- _What is being asked_: Return precisely the span of lines from the top of the material below to the line containing "from matplotlib.colors import to_rgba", both included. Pictures are excluded.

- _Information supplied_:
________________
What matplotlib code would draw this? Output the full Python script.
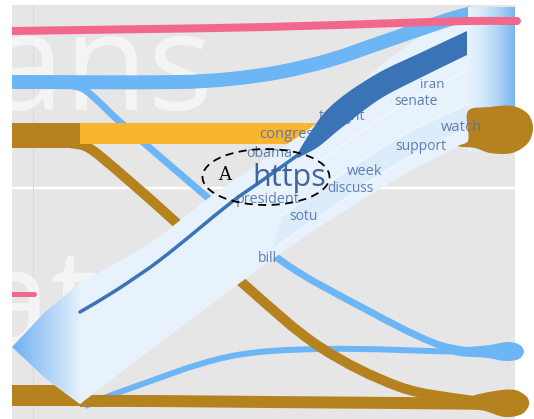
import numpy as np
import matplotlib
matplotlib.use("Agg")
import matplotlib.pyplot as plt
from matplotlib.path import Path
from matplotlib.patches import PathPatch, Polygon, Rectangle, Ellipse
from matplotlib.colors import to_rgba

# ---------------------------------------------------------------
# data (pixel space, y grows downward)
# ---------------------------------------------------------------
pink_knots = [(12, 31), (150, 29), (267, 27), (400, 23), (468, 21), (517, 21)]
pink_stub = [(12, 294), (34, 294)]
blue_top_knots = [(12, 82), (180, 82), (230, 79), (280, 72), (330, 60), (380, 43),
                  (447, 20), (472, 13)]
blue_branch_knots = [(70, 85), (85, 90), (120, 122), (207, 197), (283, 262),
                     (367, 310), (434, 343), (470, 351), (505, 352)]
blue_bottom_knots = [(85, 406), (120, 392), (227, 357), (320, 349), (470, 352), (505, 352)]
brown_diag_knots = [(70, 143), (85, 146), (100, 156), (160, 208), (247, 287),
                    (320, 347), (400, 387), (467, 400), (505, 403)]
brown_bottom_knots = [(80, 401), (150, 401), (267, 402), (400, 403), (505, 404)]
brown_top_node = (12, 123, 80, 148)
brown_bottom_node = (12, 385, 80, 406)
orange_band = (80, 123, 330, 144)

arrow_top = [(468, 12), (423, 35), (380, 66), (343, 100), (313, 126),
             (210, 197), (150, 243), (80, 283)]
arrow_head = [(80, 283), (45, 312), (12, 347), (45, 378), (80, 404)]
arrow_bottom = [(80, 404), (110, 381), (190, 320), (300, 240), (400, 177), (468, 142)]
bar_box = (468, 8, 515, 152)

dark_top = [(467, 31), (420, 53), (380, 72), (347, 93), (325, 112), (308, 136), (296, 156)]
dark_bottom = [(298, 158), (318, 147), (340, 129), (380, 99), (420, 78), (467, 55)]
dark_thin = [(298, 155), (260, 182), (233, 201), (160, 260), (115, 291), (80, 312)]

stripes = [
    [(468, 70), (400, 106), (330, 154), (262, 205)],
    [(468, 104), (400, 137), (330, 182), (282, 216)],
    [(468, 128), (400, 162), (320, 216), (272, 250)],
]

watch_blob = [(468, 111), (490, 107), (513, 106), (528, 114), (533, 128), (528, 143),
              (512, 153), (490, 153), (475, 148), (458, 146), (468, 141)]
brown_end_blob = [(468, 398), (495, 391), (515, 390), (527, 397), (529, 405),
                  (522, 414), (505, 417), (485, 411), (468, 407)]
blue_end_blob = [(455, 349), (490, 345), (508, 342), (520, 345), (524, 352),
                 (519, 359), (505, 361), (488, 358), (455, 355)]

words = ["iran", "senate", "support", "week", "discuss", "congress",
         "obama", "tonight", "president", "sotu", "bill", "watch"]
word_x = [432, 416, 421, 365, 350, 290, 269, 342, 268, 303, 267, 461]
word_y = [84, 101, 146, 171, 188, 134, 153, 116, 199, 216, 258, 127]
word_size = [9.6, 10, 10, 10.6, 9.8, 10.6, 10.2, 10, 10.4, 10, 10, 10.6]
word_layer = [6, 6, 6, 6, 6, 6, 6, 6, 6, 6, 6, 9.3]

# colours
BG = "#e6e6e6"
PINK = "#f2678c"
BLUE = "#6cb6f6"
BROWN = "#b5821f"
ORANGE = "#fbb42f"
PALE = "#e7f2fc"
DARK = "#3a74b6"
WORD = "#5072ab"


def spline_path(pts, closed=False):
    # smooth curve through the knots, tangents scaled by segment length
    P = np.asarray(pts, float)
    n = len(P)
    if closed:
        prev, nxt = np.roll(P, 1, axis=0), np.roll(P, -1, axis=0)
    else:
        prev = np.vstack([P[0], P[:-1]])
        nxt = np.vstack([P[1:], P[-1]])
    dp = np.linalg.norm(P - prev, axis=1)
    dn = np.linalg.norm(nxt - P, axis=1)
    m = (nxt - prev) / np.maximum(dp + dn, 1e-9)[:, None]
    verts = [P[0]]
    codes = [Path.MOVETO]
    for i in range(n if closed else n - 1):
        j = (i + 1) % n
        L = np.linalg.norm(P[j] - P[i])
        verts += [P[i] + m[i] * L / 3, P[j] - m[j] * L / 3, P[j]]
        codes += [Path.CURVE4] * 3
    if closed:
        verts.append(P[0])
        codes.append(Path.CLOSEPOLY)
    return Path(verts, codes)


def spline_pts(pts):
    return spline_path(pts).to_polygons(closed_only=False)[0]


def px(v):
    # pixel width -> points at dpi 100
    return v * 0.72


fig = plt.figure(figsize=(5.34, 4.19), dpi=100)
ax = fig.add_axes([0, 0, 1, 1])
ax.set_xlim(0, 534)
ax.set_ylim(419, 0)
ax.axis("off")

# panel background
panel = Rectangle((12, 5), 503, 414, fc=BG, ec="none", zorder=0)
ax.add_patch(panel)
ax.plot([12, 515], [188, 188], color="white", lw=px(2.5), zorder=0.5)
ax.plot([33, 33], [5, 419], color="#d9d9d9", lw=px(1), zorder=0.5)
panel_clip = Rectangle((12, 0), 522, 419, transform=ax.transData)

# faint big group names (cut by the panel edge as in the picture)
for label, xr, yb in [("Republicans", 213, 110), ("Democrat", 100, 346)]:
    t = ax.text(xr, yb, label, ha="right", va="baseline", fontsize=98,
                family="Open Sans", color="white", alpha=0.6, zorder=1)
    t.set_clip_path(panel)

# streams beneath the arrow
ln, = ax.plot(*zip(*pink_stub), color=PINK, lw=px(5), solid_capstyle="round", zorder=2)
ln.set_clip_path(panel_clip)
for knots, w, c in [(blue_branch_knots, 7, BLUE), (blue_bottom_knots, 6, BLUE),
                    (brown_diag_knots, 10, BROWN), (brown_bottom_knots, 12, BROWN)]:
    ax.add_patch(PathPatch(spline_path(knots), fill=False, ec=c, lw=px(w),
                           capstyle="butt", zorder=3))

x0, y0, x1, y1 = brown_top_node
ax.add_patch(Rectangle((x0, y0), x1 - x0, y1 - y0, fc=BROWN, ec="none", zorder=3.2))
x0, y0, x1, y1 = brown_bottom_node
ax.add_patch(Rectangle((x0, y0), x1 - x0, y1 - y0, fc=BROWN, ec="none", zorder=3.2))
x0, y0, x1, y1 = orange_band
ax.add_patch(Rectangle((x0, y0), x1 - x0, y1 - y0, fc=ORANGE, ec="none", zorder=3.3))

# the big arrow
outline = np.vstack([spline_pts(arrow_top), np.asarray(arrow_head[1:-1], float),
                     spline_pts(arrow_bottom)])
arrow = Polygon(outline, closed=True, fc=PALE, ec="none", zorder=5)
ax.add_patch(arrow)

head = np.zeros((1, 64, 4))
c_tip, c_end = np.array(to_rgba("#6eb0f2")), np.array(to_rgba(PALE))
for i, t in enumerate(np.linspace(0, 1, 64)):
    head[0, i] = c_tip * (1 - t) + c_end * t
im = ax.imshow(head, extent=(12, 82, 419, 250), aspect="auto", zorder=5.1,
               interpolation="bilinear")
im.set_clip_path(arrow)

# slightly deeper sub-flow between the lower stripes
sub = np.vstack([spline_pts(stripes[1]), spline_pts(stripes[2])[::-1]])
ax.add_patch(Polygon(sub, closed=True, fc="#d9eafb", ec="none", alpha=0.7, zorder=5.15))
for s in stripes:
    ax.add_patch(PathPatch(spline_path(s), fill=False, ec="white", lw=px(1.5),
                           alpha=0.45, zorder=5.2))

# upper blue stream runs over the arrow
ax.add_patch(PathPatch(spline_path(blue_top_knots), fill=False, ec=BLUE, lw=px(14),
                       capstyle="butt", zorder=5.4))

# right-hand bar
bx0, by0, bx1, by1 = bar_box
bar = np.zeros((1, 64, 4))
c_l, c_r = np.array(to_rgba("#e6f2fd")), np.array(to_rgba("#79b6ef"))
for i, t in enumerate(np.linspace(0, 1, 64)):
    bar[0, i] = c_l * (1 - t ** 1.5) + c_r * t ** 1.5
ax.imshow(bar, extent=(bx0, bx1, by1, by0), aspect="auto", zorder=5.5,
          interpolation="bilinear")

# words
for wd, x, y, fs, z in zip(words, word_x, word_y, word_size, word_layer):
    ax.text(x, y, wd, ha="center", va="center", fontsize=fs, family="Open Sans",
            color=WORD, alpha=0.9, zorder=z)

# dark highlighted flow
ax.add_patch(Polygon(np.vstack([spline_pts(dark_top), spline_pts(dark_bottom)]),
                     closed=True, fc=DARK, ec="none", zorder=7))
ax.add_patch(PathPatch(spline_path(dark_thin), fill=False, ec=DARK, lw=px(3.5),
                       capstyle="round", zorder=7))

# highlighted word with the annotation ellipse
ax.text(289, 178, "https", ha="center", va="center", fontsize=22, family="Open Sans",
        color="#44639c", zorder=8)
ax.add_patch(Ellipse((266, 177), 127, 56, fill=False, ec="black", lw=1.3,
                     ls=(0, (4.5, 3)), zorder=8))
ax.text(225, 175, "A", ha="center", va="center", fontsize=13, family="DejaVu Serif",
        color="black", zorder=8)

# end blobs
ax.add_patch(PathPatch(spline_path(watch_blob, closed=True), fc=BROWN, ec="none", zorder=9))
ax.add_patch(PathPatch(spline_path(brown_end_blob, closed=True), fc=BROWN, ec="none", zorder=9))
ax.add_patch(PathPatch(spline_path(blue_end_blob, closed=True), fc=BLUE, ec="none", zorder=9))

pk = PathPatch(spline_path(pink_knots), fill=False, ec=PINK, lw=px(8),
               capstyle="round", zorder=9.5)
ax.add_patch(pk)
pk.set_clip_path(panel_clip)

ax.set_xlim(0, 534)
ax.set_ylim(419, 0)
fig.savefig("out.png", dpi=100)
________________
- _Completed exercise_:
What matplotlib code would draw this? Output the full Python script.
import numpy as np
import matplotlib
matplotlib.use("Agg")
import matplotlib.pyplot as plt
from matplotlib.path import Path
from matplotlib.patches import PathPatch, Polygon, Rectangle, Ellipse
from matplotlib.colors import to_rgba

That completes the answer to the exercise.